Sales may have been helped by the unusually warm weather. The average temperature was 51.1 degrees Fahrenheit, the warmest on record for the month in the past 117 years, according to the National Oceanic and Atmospheric Administration.  The economy expanded “at a modest to moderate pace” from mid-February through late March as manufacturing, hiring and retail sales strengthened, according to the Federal Reserve’s latest Beige Book report.  The central bank is maintaining its benchmark interest rate near zero until late 2014 to encourage economic expansion.

Americans spent more on building materials, cars, electronics, furniture and clothing in March.  A separate Department of Commerce report showed that American companies restocked at a steady pace in February, which suggests that businesses expect consumers to continue spending this spring.  The retail sales report is the government’s initial monthly look at consumer spending, which represents 70 percent of economic activity.  The increase, along with other positive data on inventories and trade, suggests growth in the January-March quarter could be stronger than first thought.  Economists are estimating growth at an annual rate of between 2.5 percent and three percent in the 1st quarter, which is in line with the annual pace reported for the October-December quarter.  Americans are feeling greater confidence in the economy after seeing hiring strengthen over the winter.  Job gains were typically 246,000 per month from December through February.

In terms of cars, “The industry and consumers have been very resilient in the face of higher pump prices,” Don Johnson, vice president of U.S. sales at General Motors, said.  “The steadily improving economy is playing a role and so is pent-up demand and an improved credit market.”

Corporate stockpiles rose a seasonally adjusted 0.6 percent, according to the Commerce Department. That’s less than January’s upwardly revised gain of 0.8 percent.
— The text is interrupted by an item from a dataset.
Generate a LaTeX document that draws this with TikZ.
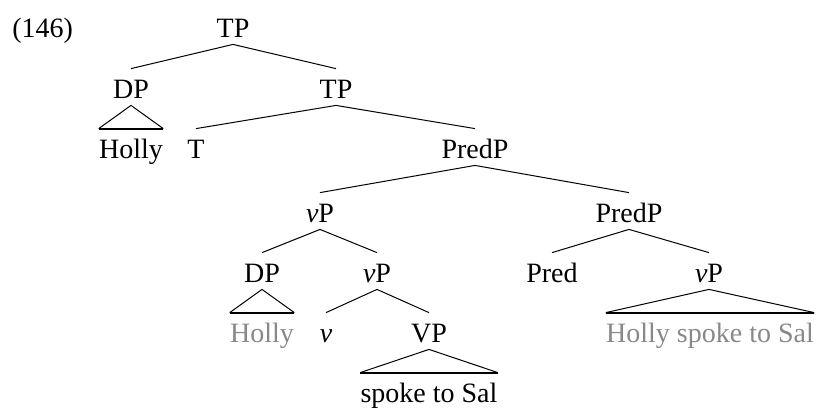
\documentclass[tikz,border=0pt]{standalone}
\usepackage{fontspec}
\setmainfont{Liberation Serif}
\definecolor{tracegray}{RGB}{136,136,136}
\begin{document}
\begin{tikzpicture}[x=0.5pt,y=-0.5pt,
  font=\fontsize{14}{16}\selectfont,
  cat/.style={anchor=base,inner xsep=1pt,inner ysep=3.5pt,text height=11pt,text depth=0pt},
  leaf/.style={cat,inner xsep=0pt},
  trace/.style={text=tracegray},
  edge/.style={line width=0.5pt},
  base/.style={line width=1.1pt}]
\useasboundingbox (0,0) rectangle (819,409);

\node[anchor=base west,inner sep=0pt] (ex) at (12,37) {(146)};

% upper spine
\node[cat] (tp0) at (233,37) {TP};
\node[cat] (dp1) at (131,98) {DP};
\node[leaf] (holly1) at (131,158) {Holly};
\node[cat] (tp1) at (336,98) {TP};
\node[cat] (t) at (196,158) {T};
\node[cat] (predp1) at (475,158) {PredP};

% small clause
\node[cat] (vp1) at (320,222) {\textit{v}P};
\node[cat] (predp2) at (629,222) {PredP};
\node[cat] (dp2) at (262,282) {DP};
\node[leaf,trace] (holly2) at (262,342) {Holly};
\node[cat] (vp2) at (377,282) {\textit{v}P};
\node[cat] (v) at (326,342) {\textit{v}};
\node[cat] (vpbar) at (429,342) {VP};
\node[leaf] (spoke) at (429,402) {spoke to Sal};
\node[cat] (pred) at (552,282) {Pred};
\node[cat] (vp3) at (709,282) {\textit{v}P};
\node[leaf,trace] (copy) at (710,342) {Holly spoke to Sal};

% branches
\draw[edge] (tp0.south) -- (dp1.north);
\draw[edge] (tp0.south) -- (tp1.north);
\draw[edge] (tp1.south) -- (t.north);
\draw[edge] (tp1.south) -- (predp1.north);
\draw[edge] (predp1.south) -- (vp1.north);
\draw[edge] (predp1.south) -- (predp2.north);
\draw[edge] (vp1.south) -- (dp2.north);
\draw[edge] (vp1.south) -- (vp2.north);
\draw[edge] (vp2.south) -- (v.north);
\draw[edge] (vp2.south) -- (vpbar.north);
\draw[edge] (predp2.south) -- (pred.north);
\draw[edge] (predp2.south) -- (vp3.north);

% roofs over unanalysed constituents
\foreach \m/\d in {dp1/holly1, dp2/holly2, vpbar/spoke, vp3/copy}{
  \draw[edge] (\d.north west) -- (\m.south) -- (\d.north east);
  \draw[base] (\d.north west) -- (\d.north east);
}
\end{tikzpicture}
\end{document}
The increase pushed stockpiles to $1.58 trillion which is nearly 20 percent more than the recent low hit in September 2009, just after the recession ended. Sales grew faster than inventories in February, rising 0.7 percent.  This is a good sign because it is evidence that companies aren’t building too much inventory, which can result in cutbacks in production in the future.
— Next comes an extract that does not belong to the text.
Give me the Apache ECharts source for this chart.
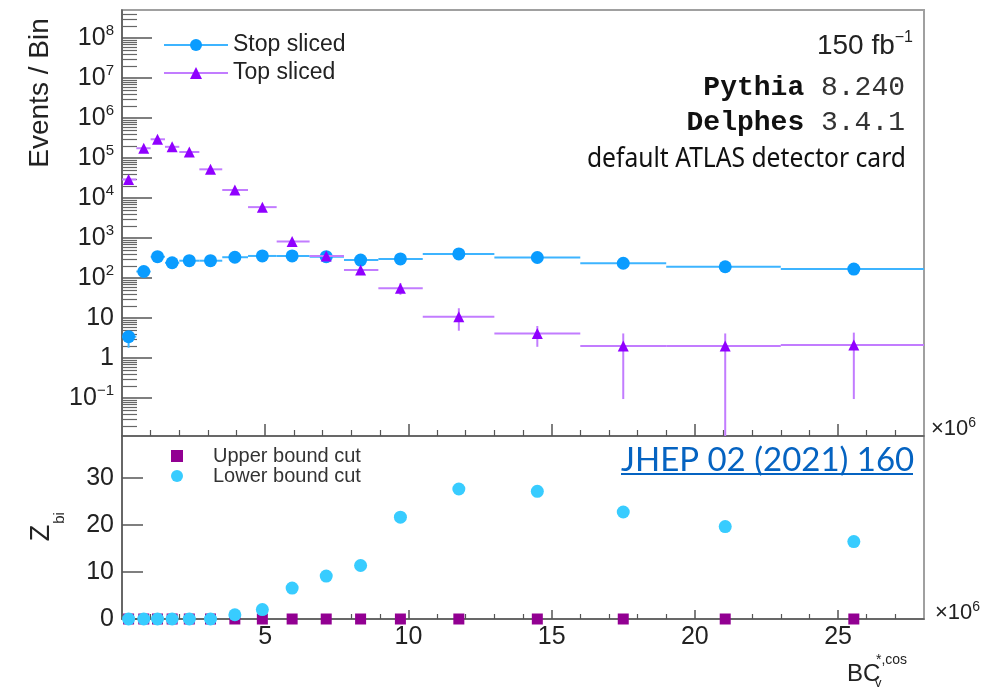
<!DOCTYPE html>
<html>
<head>
<meta charset="utf-8">
<title>BC cos slices</title>
<script src="https://cdn.jsdelivr.net/npm/echarts@6/dist/echarts.min.js"></script>
</head>
<body style="margin:0;background:#fff">
<div id="chart" style="width:999px;height:690px"></div>
<script type="text/javascript">
// x in units of 10^6
var binCenter = [0.23, 0.76, 1.24, 1.75, 2.35, 3.09, 3.94, 4.9, 5.94, 7.13, 8.33, 9.72, 11.76, 14.5, 17.5, 21.06, 25.55];
var binEdges  = [0, 0.5, 1.0, 1.5, 2.0, 2.7, 3.5, 4.4, 5.4, 6.55, 7.75, 8.95, 10.5, 13.0, 16.0, 19.0, 23.0, 28.0];

// Stop sliced (events / bin) and error bar ends
var stopVal = [3.4, 145, 340, 240, 270, 270, 330, 355, 355, 340, 280, 300, 400, 325, 233, 191, 167];
var stopLo  = [1.8, 130, 320, 225, 255, 255, 315, 340, 340, 325, 265, 285, 385, 310, 221, 182, 159];
var stopHi  = [4.2, 160, 360, 255, 285, 285, 345, 370, 370, 355, 295, 315, 415, 340, 245, 200, 175];

// Top sliced
var topVal = [29000, 175000, 293000, 190000, 141000, 52000, 15800, 5900, 810, 355, 158, 55, 10.8, 4.1, 2.0, 2.0, 2.1];
var topLo  = [27000, 170000, 286000, 184000, 136000, 50000, 15100, 5500, 740, 310, 120, 38, 4.8, 1.9, 0.094, 0, 0.094];
var topHi  = [31000, 180000, 300000, 196000, 146000, 54000, 16500, 6300, 880, 400, 190, 74, 17.5, 6.3, 4.1, 4.1, 4.3];

// Z_bi lower panel
var upperZ = [0, 0, 0, 0, 0, 0, 0, 0, 0, 0, 0, 0, 0, 0, 0, 0, 0];
var lowerZ = [0, 0, 0, 0, 0, 0, 0.9, 2.0, 6.6, 9.15, 11.4, 21.7, 27.7, 27.2, 22.8, 19.7, 16.5];

// axis ticks
var logMajor = [0.1, 1, 10, 100, 1e3, 1e4, 1e5, 1e6, 1e7, 1e8];
var xMajor = [5, 10, 15, 20, 25];
var zMajor = [0, 10, 20, 30];
var yMin = 0.0112, yMax = 5e8;

var logMinor = [];
for (var k = -2; k <= 8; k++) {
  for (var m = 2; m <= 9; m++) {
    var v = m * Math.pow(10, k);
    if (v > yMin && v < yMax) logMinor.push(v);
  }
}
var xMinor = [];
for (var i = 1; i < 28; i++) { if (i % 5 !== 0) xMinor.push(i); }

function errData(val, lo, hi) {
  var out = [];
  for (var i = 0; i < val.length; i++) {
    out.push([binCenter[i], val[i], binEdges[i], binEdges[i + 1], Math.max(lo[i], yMin), hi[i]]);
  }
  return out;
}
function pts(val) {
  return val.map(function (v, i) { return [binCenter[i], v]; });
}

function errRender(color) {
  return function (params, api) {
    var l = api.coord([api.value(2), api.value(1)]);
    var r = api.coord([api.value(3), api.value(1)]);
    var b = api.coord([api.value(0), api.value(4)]);
    var t = api.coord([api.value(0), api.value(5)]);
    return {
      type: 'group',
      children: [
        { type: 'line', shape: { x1: l[0], y1: l[1], x2: r[0], y2: r[1] }, style: { stroke: color, lineWidth: 2 } },
        { type: 'line', shape: { x1: b[0], y1: b[1], x2: t[0], y2: t[1] }, style: { stroke: color, lineWidth: 2 } }
      ]
    };
  };
}

function logLabel(v) {
  var k = Math.round(Math.log10(v));
  if (k === 0) return '{b|1}';
  if (k === 1) return '{b|10}';
  return '{b|10}{s|' + (k < 0 ? '\u2212' + (-k) : k) + '}';
}

var FONT = 'Liberation Sans';
var axisCol = '#555';

var myChart = echarts.init(document.getElementById('chart'));
myChart.setOption({
  animation: false,
  textStyle: { fontFamily: FONT },
  grid: [
    { left: 122, top: 10, width: 802, height: 426, show: true, borderColor: '#a0a0a0', borderWidth: 2 },
    { left: 122, top: 436, width: 802, height: 183, show: true, borderColor: '#a0a0a0', borderWidth: 2 }
  ],
  xAxis: [
    { type: 'value', gridIndex: 0, position: 'bottom', min: 0, max: 28,
      axisLine: { lineStyle: { color: axisCol, width: 1.5 } },
      axisTick: { inside: true, length: 12, customValues: xMajor, lineStyle: { color: axisCol, width: 1.5 } },
      axisLabel: { show: false }, splitLine: { show: false } },
    { type: 'value', gridIndex: 0, position: 'bottom', min: 0, max: 28,
      axisLine: { show: false },
      axisTick: { inside: true, length: 6, customValues: xMinor, lineStyle: { color: axisCol, width: 1.2 } },
      axisLabel: { show: false }, splitLine: { show: false } },
    { type: 'value', gridIndex: 1, position: 'bottom', min: 0, max: 28,
      axisLine: { lineStyle: { color: axisCol, width: 1.5 } },
      axisTick: { inside: true, length: 9, customValues: xMajor, lineStyle: { color: axisCol, width: 1.5 } },
      axisLabel: { customValues: xMajor, fontSize: 25, color: '#222', margin: 6 },
      splitLine: { show: false } },
    { type: 'value', gridIndex: 1, position: 'bottom', min: 0, max: 28,
      axisLine: { show: false },
      axisTick: { inside: true, length: 5, customValues: xMinor, lineStyle: { color: axisCol, width: 1.2 } },
      axisLabel: { show: false }, splitLine: { show: false } }
  ],
  yAxis: [
    { type: 'log', logBase: 10, gridIndex: 0, position: 'left', min: yMin, max: yMax,
      axisLine: { show: true, lineStyle: { color: axisCol, width: 1.5 } },
      axisTick: { inside: true, length: 30, customValues: logMajor, lineStyle: { color: axisCol, width: 1.5 } },
      axisLabel: {
        customValues: logMajor, formatter: logLabel, margin: 8,
        rich: {
          b: { fontSize: 25, fontFamily: FONT, color: '#222', lineHeight: 30 },
          s: { fontSize: 15, fontFamily: FONT, color: '#222', verticalAlign: 'top', lineHeight: 15 }
        }
      },
      splitLine: { show: false } },
    { type: 'log', logBase: 10, gridIndex: 0, position: 'left', min: yMin, max: yMax,
      axisLine: { show: false },
      axisTick: { inside: true, length: 15, customValues: logMinor, lineStyle: { color: '#666', width: 1.2 } },
      axisLabel: { show: false }, splitLine: { show: false } },
    { type: 'value', gridIndex: 1, position: 'left', min: 0, max: 39,
      axisLine: { show: true, lineStyle: { color: axisCol, width: 1.5 } },
      axisTick: { inside: true, length: 21, customValues: zMajor, lineStyle: { color: axisCol, width: 1.5 } },
      axisLabel: { customValues: zMajor, fontSize: 25, color: '#222', margin: 8 },
      splitLine: { show: false } }
  ],
  legend: [
    { data: [
        { name: 'Stop sliced', lineStyle: { color: '#3db4ff', width: 2, opacity: 1 } },
        { name: 'Top sliced', lineStyle: { color: '#c27cff', width: 2, opacity: 1 } }
      ],
      orient: 'vertical', left: 163, top: 32, padding: 0, itemWidth: 64, itemHeight: 15, itemGap: 2,
      selectedMode: false,
      textStyle: { fontSize: 23, color: '#222', lineHeight: 26 } },
    { data: [
        { name: 'Upper bound cut', icon: 'path://M0,0L10,0L10,10L0,10Z' },
        { name: 'Lower bound cut', icon: 'circle' }
      ],
      orient: 'vertical', left: 171, top: 446, padding: 0, itemWidth: 62, itemHeight: 12, itemGap: 0,
      symbolKeepAspect: true, selectedMode: false,
      textStyle: { fontSize: 20, color: '#333', lineHeight: 19 } }
  ],
  series: [
    { name: 'stop-err', type: 'custom', xAxisIndex: 0, yAxisIndex: 0,
      renderItem: errRender('#3db4ff'), encode: { x: [0, 2, 3], y: [1, 4, 5] },
      data: errData(stopVal, stopLo, stopHi), z: 2 },
    { name: 'Stop sliced', type: 'line', xAxisIndex: 0, yAxisIndex: 0,
      data: pts(stopVal), symbol: 'circle', symbolSize: 13, showSymbol: true,
      lineStyle: { width: 0 }, itemStyle: { color: '#0a9cff' }, z: 3 },
    { name: 'top-err', type: 'custom', xAxisIndex: 0, yAxisIndex: 0,
      renderItem: errRender('#c27cff'), encode: { x: [0, 2, 3], y: [1, 4, 5] },
      data: errData(topVal, topLo, topHi), z: 4 },
    { name: 'Top sliced', type: 'line', xAxisIndex: 0, yAxisIndex: 0,
      data: pts(topVal), symbol: 'triangle', symbolSize: 11, showSymbol: true,
      lineStyle: { width: 0 }, itemStyle: { color: '#9000ff' }, z: 5 },
    { name: 'Upper bound cut', type: 'scatter', xAxisIndex: 2, yAxisIndex: 2,
      data: pts(upperZ), symbol: 'rect', symbolSize: 11, itemStyle: { color: '#920092', opacity: 1 }, z: 3 },
    { name: 'Lower bound cut', type: 'scatter', xAxisIndex: 2, yAxisIndex: 2,
      data: pts(lowerZ), symbol: 'circle', symbolSize: 13, itemStyle: { color: '#38ccff', opacity: 1 }, z: 4 }
  ],
  graphic: [
    { type: 'text', x: 40, y: 93, rotation: Math.PI / 2,
      style: { text: 'Events / Bin', font: '28px "Liberation Sans"', fill: '#222', align: 'center', verticalAlign: 'middle' } },
    { type: 'text', x: 42, y: 533, rotation: Math.PI / 2,
      style: { text: 'Z', font: '27px "Liberation Sans"', fill: '#222', align: 'center', verticalAlign: 'middle' } },
    { type: 'text', x: 60, y: 518, rotation: Math.PI / 2,
      style: { text: 'bi', font: '15px "Liberation Sans"', fill: '#222', align: 'center', verticalAlign: 'middle' } },
    { type: 'text', x: 913, y: 46,
      style: { text: '{a|150 fb}{s|\u22121}', fill: '#222', align: 'right', verticalAlign: 'middle',
        rich: { a: { fontSize: 28, fontFamily: FONT, lineHeight: 32 },
                s: { fontSize: 16, fontFamily: FONT, verticalAlign: 'top', lineHeight: 16 } } } },
    { type: 'text', x: 905, y: 88,
      style: { text: '{b|Pythia}{r| 8.240}', fill: '#111', align: 'right', verticalAlign: 'middle',
        rich: { b: { fontSize: 28, fontFamily: 'Liberation Mono', fontWeight: 'bold' },
                r: { fontSize: 28, fontFamily: 'Liberation Mono', fill: '#333' } } } },
    { type: 'text', x: 905, y: 123,
      style: { text: '{b|Delphes}{r| 3.4.1}', fill: '#111', align: 'right', verticalAlign: 'middle',
        rich: { b: { fontSize: 28, fontFamily: 'Liberation Mono', fontWeight: 'bold' },
                r: { fontSize: 28, fontFamily: 'Liberation Mono', fill: '#333' } } } },
    { type: 'text', x: 906, y: 159, scaleX: 0.88,
      style: { text: 'default ATLAS detector card', font: '28px "Noto Sans"', fill: '#111', align: 'right', verticalAlign: 'middle' } },
    { type: 'text', x: 621, y: 460,
      style: { text: 'JHEP 02 (2021) 160', font: '33px Lato', fill: '#0563c1', align: 'left', verticalAlign: 'middle' } },
    { type: 'line', shape: { x1: 621, y1: 474, x2: 913, y2: 474 }, style: { stroke: '#0563c1', lineWidth: 2 } },
    { type: 'text', x: 931, y: 429,
      style: { text: '{a|\u00d710}{s|6}', fill: '#222', align: 'left', verticalAlign: 'middle',
        rich: { a: { fontSize: 22, fontFamily: FONT, lineHeight: 26 },
                s: { fontSize: 14, fontFamily: FONT, verticalAlign: 'top', lineHeight: 14 } } } },
    { type: 'text', x: 935, y: 613,
      style: { text: '{a|\u00d710}{s|6}', fill: '#222', align: 'left', verticalAlign: 'middle',
        rich: { a: { fontSize: 22, fontFamily: FONT, lineHeight: 26 },
                s: { fontSize: 14, fontFamily: FONT, verticalAlign: 'top', lineHeight: 14 } } } },
    { type: 'text', x: 847, y: 674,
      style: { text: 'BC', font: '24px "Liberation Sans"', fill: '#222', align: 'left', verticalAlign: 'middle' } },
    { type: 'text', x: 876, y: 660,
      style: { text: '*,cos', font: '14px "Liberation Sans"', fill: '#222', align: 'left', verticalAlign: 'middle' } },
    { type: 'text', x: 875, y: 683,
      style: { text: 'v', font: '13px "Liberation Sans"', fill: '#222', align: 'left', verticalAlign: 'middle' } }
  ]
});
</script>
</body>
</html>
“The pace of inventory building is consistent with what you’d expect to see in a gradual expansion,” said Tim Quinlan, an economist at Wells Fargo.  Businesses are rebuilding their stockpiles after cutting them over the summer in fear of a double-dip recession.  Steady inventory growth in the 1st quarter, as well as a narrower trade deficit in February and stronger retail sales, has lifted the outlook for growth.

American households “have the income to propel their purchases now that we’re seeing job growth,” said Russell Price, senior economist at Ameriprise Financial Inc., the third- best forecaster of retail sales for the 24 months ended in March.  “They have adjusted to the higher price of fuel.  The economy now needs to build on its own momentum.”